**Goal**: Skip all pictures, then print the remaining material exactly.

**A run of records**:
** start **

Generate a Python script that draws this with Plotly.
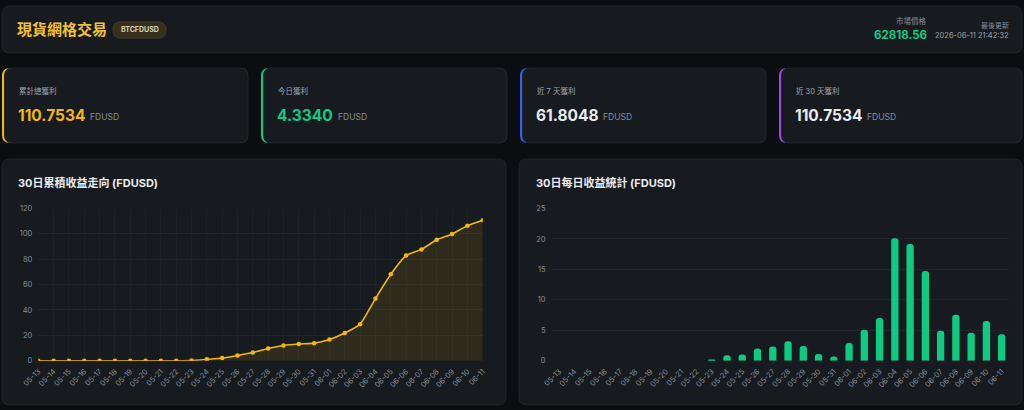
import plotly.graph_objects as go

W, H = 1024, 410

dates = ["05-13", "05-14", "05-15", "05-16", "05-17", "05-18", "05-19", "05-20",
         "05-21", "05-22", "05-23", "05-24", "05-25", "05-26", "05-27", "05-28",
         "05-29", "05-30", "05-31", "06-01", "06-02", "06-03", "06-04", "06-05",
         "06-06", "06-07", "06-08", "06-09", "06-10", "06-11"]

daily_profit = [0, 0, 0, 0, 0, 0, 0, 0, 0, 0,
                0.18, 0.90, 1.00, 2.00, 2.35, 3.20, 2.40, 1.10, 0.70, 2.90,
                5.10, 7.00, 20.12, 19.15, 14.75, 4.90, 7.55, 4.60, 6.52, 4.334]

cumulative_profit = [0, 0, 0, 0, 0, 0, 0, 0, 0, 0,
                     0.18, 1.08, 2.08, 4.08, 6.43, 9.63, 12.03, 13.13, 13.83, 16.73,
                     21.83, 28.83, 48.95, 68.10, 82.85, 87.75, 95.30, 99.90, 106.42, 110.75]

card_labels = ["累計總獲利", "今日獲利", "近 7 天獲利", "近 30 天獲利"]
card_values = ["110.7534", "4.3340", "61.8048", "110.7534"]
card_unit = "FDUSD"

title_text = "現貨網格交易"
pair_text = "BTCFDUSD"
price_label = "市場價格"
price_value = "62818.56"
update_label = "最後更新"
update_value = "2026-06-11 21:42:32"
chart1_title = "30日累積收益走向 (FDUSD)"
chart2_title = "30日每日收益統計 (FDUSD)"

YELLOW = "#f0b90b"
GREEN = "#0ecb81"
BLUE = "#3b5cf5"
PURPLE = "#a347e6"
PAGE_BG = "#0b0e11"
PANEL_BG = "#171a1f"
PANEL_BORDER = "#20242a"
GREY = "#848e9c"
WHITE = "#eaecef"
GRID = "#22262c"

FONT = "Inter, 'Noto Sans CJK TC', 'Noto Sans', sans-serif"


def px(x):
    return x / W


def py(y):
    return 1 - y / H


def rrect(x0, y0, x1, y1, r, fill, line=None, lw=1):
    rx, ry = r / W, r / H
    X0, X1 = px(x0), px(x1)
    Y0, Y1 = py(y0), py(y1)
    path = (f"M {X0+rx},{Y0} L {X1-rx},{Y0} Q {X1},{Y0} {X1},{Y0-ry} "
            f"L {X1},{Y1+ry} Q {X1},{Y1} {X1-rx},{Y1} "
            f"L {X0+rx},{Y1} Q {X0},{Y1} {X0},{Y1+ry} "
            f"L {X0},{Y0-ry} Q {X0},{Y0} {X0+rx},{Y0} Z")
    d = dict(type="path", path=path, xref="paper", yref="paper",
             fillcolor=fill, layer="below")
    d["line"] = dict(color=line, width=lw) if line else dict(width=0)
    return d


shapes = []
annotations = []


def text(x, y, s, size, color, xanchor="left", bold=False):
    annotations.append(dict(
        x=px(x), y=py(y), xref="paper", yref="paper", text=(f"<b>{s}</b>" if bold else s),
        showarrow=False, xanchor=xanchor, yanchor="middle",
        font=dict(size=size, color=color, family=FONT)))


# Header panel
shapes.append(rrect(2, 6, 1022, 53, 8, PANEL_BG, PANEL_BORDER))
text(15, 30, title_text, 15, "#f3c232", bold=True)
shapes.append(rrect(113, 22, 166, 38, 8, "#352f1c", "#453c22"))
text(139.5, 30, pair_text, 7, "#d9d2b5", xanchor="center", bold=True)
text(929, 21, price_label, 7.5, GREY, xanchor="right")
text(929, 35, price_value, 11.5, GREEN, xanchor="right", bold=True)
text(1011, 25, update_label, 7, GREY, xanchor="right")
text(1011, 36, update_value, 7.5, "#9aa0a8", xanchor="right")

# Cards
card_x = [(2, 248), (261, 507), (520, 766), (779, 1022)]
accents = [YELLOW, GREEN, BLUE, PURPLE]
value_colors = [YELLOW, GREEN, WHITE, WHITE]
unit_x = [88, 336, 601, 865]
for i, (x0, x1) in enumerate(card_x):
    shapes.append(rrect(x0, 68, x1, 143, 8, accents[i]))
    shapes.append(rrect(x0 + 2.5, 68, x1, 143, 8, PANEL_BG, PANEL_BORDER))
    text(x0 + 15, 91, card_labels[i], 7.5, "#a0a6ae")
    text(x0 + 14, 115, card_values[i], 15.5, value_colors[i], bold=True)
    text(unit_x[i], 117, card_unit, 8.5, GREY)

# Chart panels
shapes.append(rrect(2, 159, 506, 405, 8, PANEL_BG, PANEL_BORDER))
shapes.append(rrect(519, 159, 1022, 405, 8, PANEL_BG, PANEL_BORDER))
text(16, 183, chart1_title, 11, WHITE, bold=True)
text(534, 183, chart2_title, 11, WHITE, bold=True)

fig = go.Figure()

fig.add_trace(go.Scatter(
    x=dates, y=cumulative_profit, mode="lines+markers",
    line=dict(color=YELLOW, width=1.6, shape="spline", smoothing=0.5),
    marker=dict(color=YELLOW, size=4.5),
    fill="tozeroy", fillcolor="rgba(240,185,11,0.11)",
    xaxis="x", yaxis="y", hoverinfo="x+y", showlegend=False))

fig.add_trace(go.Bar(
    x=dates, y=daily_profit, marker=dict(color=GREEN, cornerradius=3, line=dict(width=0)),
    xaxis="x2", yaxis="y2", showlegend=False))

y_dom = [py(360.7), py(208.5)]
xtickfont = dict(size=7.5, color=GREY, family=FONT)
ytickfont = dict(size=7.5, color=GREY, family=FONT)

fig.update_layout(
    width=W, height=H, margin=dict(l=0, r=0, t=0, b=0, autoexpand=False),
    paper_bgcolor=PAGE_BG, plot_bgcolor="rgba(0,0,0,0)",
    shapes=shapes, annotations=annotations, bargap=0.52,
    xaxis=dict(domain=[px(38.3), px(482.7)], type="category", range=[0, 29],
               showgrid=True, gridcolor="#1d2126", gridwidth=1, zeroline=False,
               showline=False, ticks="", tickangle=-45, tickfont=xtickfont,
               ticklabelstandoff=4, anchor="y", fixedrange=True, automargin=False),
    yaxis=dict(domain=y_dom, range=[0, 120], dtick=20, showgrid=True,
               gridcolor=GRID, zeroline=False, showline=False, ticks="",
               tickfont=ytickfont, ticklabelstandoff=5, anchor="x", fixedrange=True,
               automargin=False),
    xaxis2=dict(domain=[px(551.5), px(1009.3)], type="category", range=[-0.5, 29.5],
                showgrid=False, zeroline=False, showline=False, ticks="",
                tickangle=-45, tickfont=xtickfont, ticklabelstandoff=4,
                anchor="y2", fixedrange=True, automargin=False),
    yaxis2=dict(domain=y_dom, range=[0, 25], dtick=5, showgrid=True,
                gridcolor=GRID, zeroline=False, showline=False, ticks="",
                tickfont=ytickfont, ticklabelstandoff=5, anchor="x2", fixedrange=True,
                automargin=False),
)

fig.write_html("out.html")
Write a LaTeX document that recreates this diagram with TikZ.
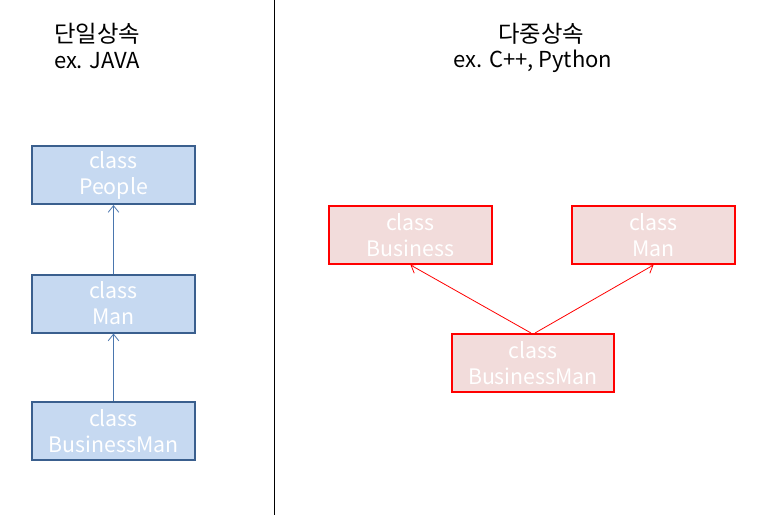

** end **

**Written answer**:
Generate a Python script that draws this with Plotly.
import plotly.graph_objects as go

W, H = 1024, 410

dates = ["05-13", "05-14", "05-15", "05-16", "05-17", "05-18", "05-19", "05-20",
         "05-21", "05-22", "05-23", "05-24", "05-25", "05-26", "05-27", "05-28",
         "05-29", "05-30", "05-31", "06-01", "06-02", "06-03", "06-04", "06-05",
         "06-06", "06-07", "06-08", "06-09", "06-10", "06-11"]

daily_profit = [0, 0, 0, 0, 0, 0, 0, 0, 0, 0,
                0.18, 0.90, 1.00, 2.00, 2.35, 3.20, 2.40, 1.10, 0.70, 2.90,
                5.10, 7.00, 20.12, 19.15, 14.75, 4.90, 7.55, 4.60, 6.52, 4.334]

cumulative_profit = [0, 0, 0, 0, 0, 0, 0, 0, 0, 0,
                     0.18, 1.08, 2.08, 4.08, 6.43, 9.63, 12.03, 13.13, 13.83, 16.73,
                     21.83, 28.83, 48.95, 68.10, 82.85, 87.75, 95.30, 99.90, 106.42, 110.75]

card_labels = ["累計總獲利", "今日獲利", "近 7 天獲利", "近 30 天獲利"]
card_values = ["110.7534", "4.3340", "61.8048", "110.7534"]
card_unit = "FDUSD"

title_text = "現貨網格交易"
pair_text = "BTCFDUSD"
price_label = "市場價格"
price_value = "62818.56"
update_label = "最後更新"
update_value = "2026-06-11 21:42:32"
chart1_title = "30日累積收益走向 (FDUSD)"
chart2_title = "30日每日收益統計 (FDUSD)"

YELLOW = "#f0b90b"
GREEN = "#0ecb81"
BLUE = "#3b5cf5"
PURPLE = "#a347e6"
PAGE_BG = "#0b0e11"
PANEL_BG = "#171a1f"
PANEL_BORDER = "#20242a"
GREY = "#848e9c"
WHITE = "#eaecef"
GRID = "#22262c"

FONT = "Inter, 'Noto Sans CJK TC', 'Noto Sans', sans-serif"


def px(x):
    return x / W


def py(y):
    return 1 - y / H


def rrect(x0, y0, x1, y1, r, fill, line=None, lw=1):
    rx, ry = r / W, r / H
    X0, X1 = px(x0), px(x1)
    Y0, Y1 = py(y0), py(y1)
    path = (f"M {X0+rx},{Y0} L {X1-rx},{Y0} Q {X1},{Y0} {X1},{Y0-ry} "
            f"L {X1},{Y1+ry} Q {X1},{Y1} {X1-rx},{Y1} "
            f"L {X0+rx},{Y1} Q {X0},{Y1} {X0},{Y1+ry} "
            f"L {X0},{Y0-ry} Q {X0},{Y0} {X0+rx},{Y0} Z")
    d = dict(type="path", path=path, xref="paper", yref="paper",
             fillcolor=fill, layer="below")
    d["line"] = dict(color=line, width=lw) if line else dict(width=0)
    return d


shapes = []
annotations = []


def text(x, y, s, size, color, xanchor="left", bold=False):
    annotations.append(dict(
        x=px(x), y=py(y), xref="paper", yref="paper", text=(f"<b>{s}</b>" if bold else s),
        showarrow=False, xanchor=xanchor, yanchor="middle",
        font=dict(size=size, color=color, family=FONT)))


# Header panel
shapes.append(rrect(2, 6, 1022, 53, 8, PANEL_BG, PANEL_BORDER))
text(15, 30, title_text, 15, "#f3c232", bold=True)
shapes.append(rrect(113, 22, 166, 38, 8, "#352f1c", "#453c22"))
text(139.5, 30, pair_text, 7, "#d9d2b5", xanchor="center", bold=True)
text(929, 21, price_label, 7.5, GREY, xanchor="right")
text(929, 35, price_value, 11.5, GREEN, xanchor="right", bold=True)
text(1011, 25, update_label, 7, GREY, xanchor="right")
text(1011, 36, update_value, 7.5, "#9aa0a8", xanchor="right")

# Cards
card_x = [(2, 248), (261, 507), (520, 766), (779, 1022)]
accents = [YELLOW, GREEN, BLUE, PURPLE]
value_colors = [YELLOW, GREEN, WHITE, WHITE]
unit_x = [88, 336, 601, 865]
for i, (x0, x1) in enumerate(card_x):
    shapes.append(rrect(x0, 68, x1, 143, 8, accents[i]))
    shapes.append(rrect(x0 + 2.5, 68, x1, 143, 8, PANEL_BG, PANEL_BORDER))
    text(x0 + 15, 91, card_labels[i], 7.5, "#a0a6ae")
    text(x0 + 14, 115, card_values[i], 15.5, value_colors[i], bold=True)
    text(unit_x[i], 117, card_unit, 8.5, GREY)

# Chart panels
shapes.append(rrect(2, 159, 506, 405, 8, PANEL_BG, PANEL_BORDER))
shapes.append(rrect(519, 159, 1022, 405, 8, PANEL_BG, PANEL_BORDER))
text(16, 183, chart1_title, 11, WHITE, bold=True)
text(534, 183, chart2_title, 11, WHITE, bold=True)

fig = go.Figure()

fig.add_trace(go.Scatter(
    x=dates, y=cumulative_profit, mode="lines+markers",
    line=dict(color=YELLOW, width=1.6, shape="spline", smoothing=0.5),
    marker=dict(color=YELLOW, size=4.5),
    fill="tozeroy", fillcolor="rgba(240,185,11,0.11)",
    xaxis="x", yaxis="y", hoverinfo="x+y", showlegend=False))

fig.add_trace(go.Bar(
    x=dates, y=daily_profit, marker=dict(color=GREEN, cornerradius=3, line=dict(width=0)),
    xaxis="x2", yaxis="y2", showlegend=False))

y_dom = [py(360.7), py(208.5)]
xtickfont = dict(size=7.5, color=GREY, family=FONT)
ytickfont = dict(size=7.5, color=GREY, family=FONT)

fig.update_layout(
    width=W, height=H, margin=dict(l=0, r=0, t=0, b=0, autoexpand=False),
    paper_bgcolor=PAGE_BG, plot_bgcolor="rgba(0,0,0,0)",
    shapes=shapes, annotations=annotations, bargap=0.52,
    xaxis=dict(domain=[px(38.3), px(482.7)], type="category", range=[0, 29],
               showgrid=True, gridcolor="#1d2126", gridwidth=1, zeroline=False,
               showline=False, ticks="", tickangle=-45, tickfont=xtickfont,
               ticklabelstandoff=4, anchor="y", fixedrange=True, automargin=False),
    yaxis=dict(domain=y_dom, range=[0, 120], dtick=20, showgrid=True,
               gridcolor=GRID, zeroline=False, showline=False, ticks="",
               tickfont=ytickfont, ticklabelstandoff=5, anchor="x", fixedrange=True,
               automargin=False),
    xaxis2=dict(domain=[px(551.5), px(1009.3)], type="category", range=[-0.5, 29.5],
                showgrid=False, zeroline=False, showline=False, ticks="",
                tickangle=-45, tickfont=xtickfont, ticklabelstandoff=4,
                anchor="y2", fixedrange=True, automargin=False),
    yaxis2=dict(domain=y_dom, range=[0, 25], dtick=5, showgrid=True,
                gridcolor=GRID, zeroline=False, showline=False, ticks="",
                tickfont=ytickfont, ticklabelstandoff=5, anchor="x2", fixedrange=True,
                automargin=False),
)

fig.write_html("out.html")
Write a LaTeX document that recreates this diagram with TikZ.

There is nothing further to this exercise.